Not a buzz. Not a polite vibration. A digital air raid siren. I cracked open Apple News and peered through sleepy eyes.

“Annihilate their navy.”
“Raze their missile industry to the ground.”
“Lay down your arms or face certain death.”

It read less like a presidential statement and more like Dave Mustaine’s lyrical castoffs left in the Oval Office by mistake.

By the time the coffee hit my bloodstream, the United States and Israel had launched coordinated strikes across Iran. According to David Ignatius in The Washington Post (Feb. 28, 2026), President Trump declared that Supreme Leader Ali Khamenei had been killed in the opening barrage. Iranian drones struck near the U.S. Fifth Fleet in Bahrain. Missiles arced toward Gulf states. The Strait of Hormuz — that thin, arterial choke point through which roughly 20% of the world’s oil flows — was reportedly closed.

Twenty percent.

That’s not a regional flare-up. That’s the global bloodstream.

Oil futures began twitching before dawn like a relapse chart. Cable news anchors spoke in the antiseptic dialect of “precision strikes” while the crawl at the bottom of the screen suggested we may have just kicked a hornet’s nest the size of the Persian Empire. More eyeballs on the pickup truck commercials.

Eerily, the phrase of the morning was “one and done.”

Jesus Christ on a hammock.

We are a nation addicted to decisive action. We love it the way gym bros love creatine. The way investors love a clean breakout chart. The way a man in a crumbling relationship loves the idea of one final ultimatum that will fix everything at once.

Force feels clarifying. It feels adult. It feels like control.

The hawkish case, laid out in The Wall Street Journal by Seth Cropsey (Feb. 28, 2026), is not cartoon villainy. It’s strategic muscle. Iran, he argues, is a key partner of Russia and China. Degrading its missile infrastructure, command networks and nuclear capacity is not about theatrics; it’s about deterrence. Iran’s air defenses were already weakened by prior Israeli strikes. Its ballistic missile production has been estimated at roughly 100 per month by Israeli sources cited in the Journal. Hit now. Hit hard.
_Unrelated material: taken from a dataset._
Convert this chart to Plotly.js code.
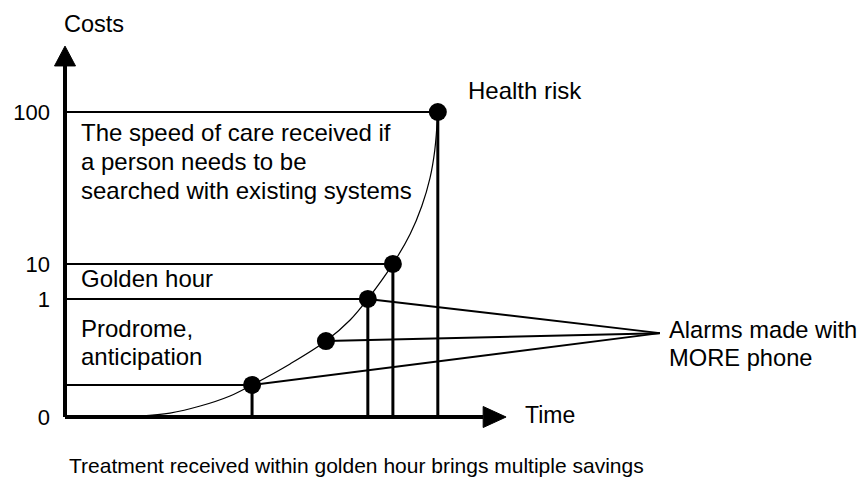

Signal to Moscow and Beijing that American power projection is not theoretical.

This is the language of chess players, not cowboys.

But geopolitical systems don’t die like action-movie villains.

Ignatius warns that regime-change wars rarely end as quickly as their opening salvos. Iran is not a man. It is the Islamic Revolutionary Guard Corps. The Basij militia. An intelligence apparatus. A sanction-hardened economy. A political theology that reveres martyrdom.

Kill a leader inside a martyrdom culture and you don’t necessarily remove a head. You may canonize a saint.

Meanwhile, the international reaction complicates the narrative of American isolation. Canada publicly backed U.S. action “to prevent Iran from obtaining a nuclear weapon,” according to reporting carried by Fox News (Feb. 28, 2026). Australia echoed support. The United Kingdom emphasized that Iran must never develop nuclear weapons. Emmanuel Macron warned of escalation but did not condemn Washington outright. Saudi Arabia condemned Iranian missile strikes on Gulf states rather than U.S. action. China called for de-escalation. Russia criticized but did not mobilize.

This is not Iraq 2003. This is a coalition holding its breath.

And that’s where the vertigo sets in. Because here’s the uncomfortable truth: both sides have a point.

Deterrence sometimes requires teeth. Regime-change wars often metastasize.

We are suspended between those two realities.

And the most unsettling thing isn’t that someone is obviously wrong.

It’s that everyone sounds so goddamned sure.